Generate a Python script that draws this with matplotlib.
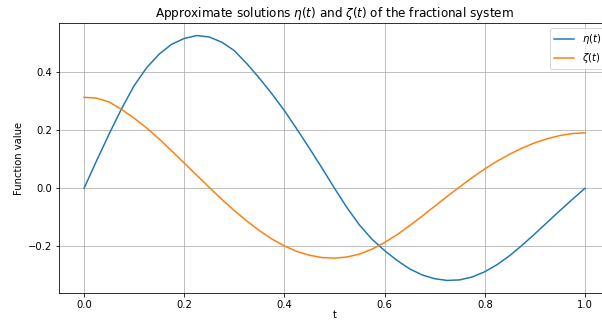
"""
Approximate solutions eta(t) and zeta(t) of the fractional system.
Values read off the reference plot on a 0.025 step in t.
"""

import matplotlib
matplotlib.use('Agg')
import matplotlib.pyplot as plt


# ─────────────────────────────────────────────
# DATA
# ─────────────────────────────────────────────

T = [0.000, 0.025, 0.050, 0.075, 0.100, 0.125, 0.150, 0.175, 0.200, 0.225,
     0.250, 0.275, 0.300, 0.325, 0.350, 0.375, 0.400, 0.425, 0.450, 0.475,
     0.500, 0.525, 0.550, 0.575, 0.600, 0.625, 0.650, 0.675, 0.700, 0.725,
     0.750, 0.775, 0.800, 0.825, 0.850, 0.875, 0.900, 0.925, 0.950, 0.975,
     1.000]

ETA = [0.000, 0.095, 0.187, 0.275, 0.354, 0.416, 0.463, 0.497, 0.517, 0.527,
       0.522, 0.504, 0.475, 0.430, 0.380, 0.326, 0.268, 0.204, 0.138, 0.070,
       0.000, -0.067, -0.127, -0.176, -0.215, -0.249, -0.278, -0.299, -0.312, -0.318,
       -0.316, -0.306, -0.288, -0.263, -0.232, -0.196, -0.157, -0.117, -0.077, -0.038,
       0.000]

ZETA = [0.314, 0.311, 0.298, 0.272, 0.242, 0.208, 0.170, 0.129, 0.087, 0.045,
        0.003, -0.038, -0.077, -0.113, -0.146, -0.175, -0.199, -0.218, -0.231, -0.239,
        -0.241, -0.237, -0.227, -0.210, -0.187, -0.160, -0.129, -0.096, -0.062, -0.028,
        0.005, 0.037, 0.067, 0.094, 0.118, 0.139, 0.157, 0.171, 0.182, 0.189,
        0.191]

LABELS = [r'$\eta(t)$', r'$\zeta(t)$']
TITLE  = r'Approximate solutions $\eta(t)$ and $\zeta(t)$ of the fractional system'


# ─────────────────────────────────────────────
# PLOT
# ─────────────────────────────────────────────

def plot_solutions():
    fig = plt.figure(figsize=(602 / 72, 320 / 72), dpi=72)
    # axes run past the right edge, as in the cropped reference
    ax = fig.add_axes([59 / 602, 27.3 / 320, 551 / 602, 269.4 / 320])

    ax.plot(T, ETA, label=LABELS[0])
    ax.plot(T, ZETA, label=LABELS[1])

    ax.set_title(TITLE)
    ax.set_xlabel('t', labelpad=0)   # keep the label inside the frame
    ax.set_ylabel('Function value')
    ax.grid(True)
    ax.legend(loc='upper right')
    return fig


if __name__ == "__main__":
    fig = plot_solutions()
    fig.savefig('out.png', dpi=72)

◆ ◆ ◆ ◆

▶ **PROBLEM STATEMENT**: Without the pictures, output the full listing exactly as it stands.

▶ **SOLUTION BELOW**:
Generate a Python script that draws this with matplotlib.
"""
Approximate solutions eta(t) and zeta(t) of the fractional system.
Values read off the reference plot on a 0.025 step in t.
"""

import matplotlib
matplotlib.use('Agg')
import matplotlib.pyplot as plt


# ─────────────────────────────────────────────
# DATA
# ─────────────────────────────────────────────

T = [0.000, 0.025, 0.050, 0.075, 0.100, 0.125, 0.150, 0.175, 0.200, 0.225,
     0.250, 0.275, 0.300, 0.325, 0.350, 0.375, 0.400, 0.425, 0.450, 0.475,
     0.500, 0.525, 0.550, 0.575, 0.600, 0.625, 0.650, 0.675, 0.700, 0.725,
     0.750, 0.775, 0.800, 0.825, 0.850, 0.875, 0.900, 0.925, 0.950, 0.975,
     1.000]

ETA = [0.000, 0.095, 0.187, 0.275, 0.354, 0.416, 0.463, 0.497, 0.517, 0.527,
       0.522, 0.504, 0.475, 0.430, 0.380, 0.326, 0.268, 0.204, 0.138, 0.070,
       0.000, -0.067, -0.127, -0.176, -0.215, -0.249, -0.278, -0.299, -0.312, -0.318,
       -0.316, -0.306, -0.288, -0.263, -0.232, -0.196, -0.157, -0.117, -0.077, -0.038,
       0.000]

ZETA = [0.314, 0.311, 0.298, 0.272, 0.242, 0.208, 0.170, 0.129, 0.087, 0.045,
        0.003, -0.038, -0.077, -0.113, -0.146, -0.175, -0.199, -0.218, -0.231, -0.239,
        -0.241, -0.237, -0.227, -0.210, -0.187, -0.160, -0.129, -0.096, -0.062, -0.028,
        0.005, 0.037, 0.067, 0.094, 0.118, 0.139, 0.157, 0.171, 0.182, 0.189,
        0.191]

LABELS = [r'$\eta(t)$', r'$\zeta(t)$']
TITLE  = r'Approximate solutions $\eta(t)$ and $\zeta(t)$ of the fractional system'


# ─────────────────────────────────────────────
# PLOT
# ─────────────────────────────────────────────

def plot_solutions():
    fig = plt.figure(figsize=(602 / 72, 320 / 72), dpi=72)
    # axes run past the right edge, as in the cropped reference
    ax = fig.add_axes([59 / 602, 27.3 / 320, 551 / 602, 269.4 / 320])

    ax.plot(T, ETA, label=LABELS[0])
    ax.plot(T, ZETA, label=LABELS[1])

    ax.set_title(TITLE)
    ax.set_xlabel('t', labelpad=0)   # keep the label inside the frame
    ax.set_ylabel('Function value')
    ax.grid(True)
    ax.legend(loc='upper right')
    return fig


if __name__ == "__main__":
    fig = plot_solutions()
    fig.savefig('out.png', dpi=72)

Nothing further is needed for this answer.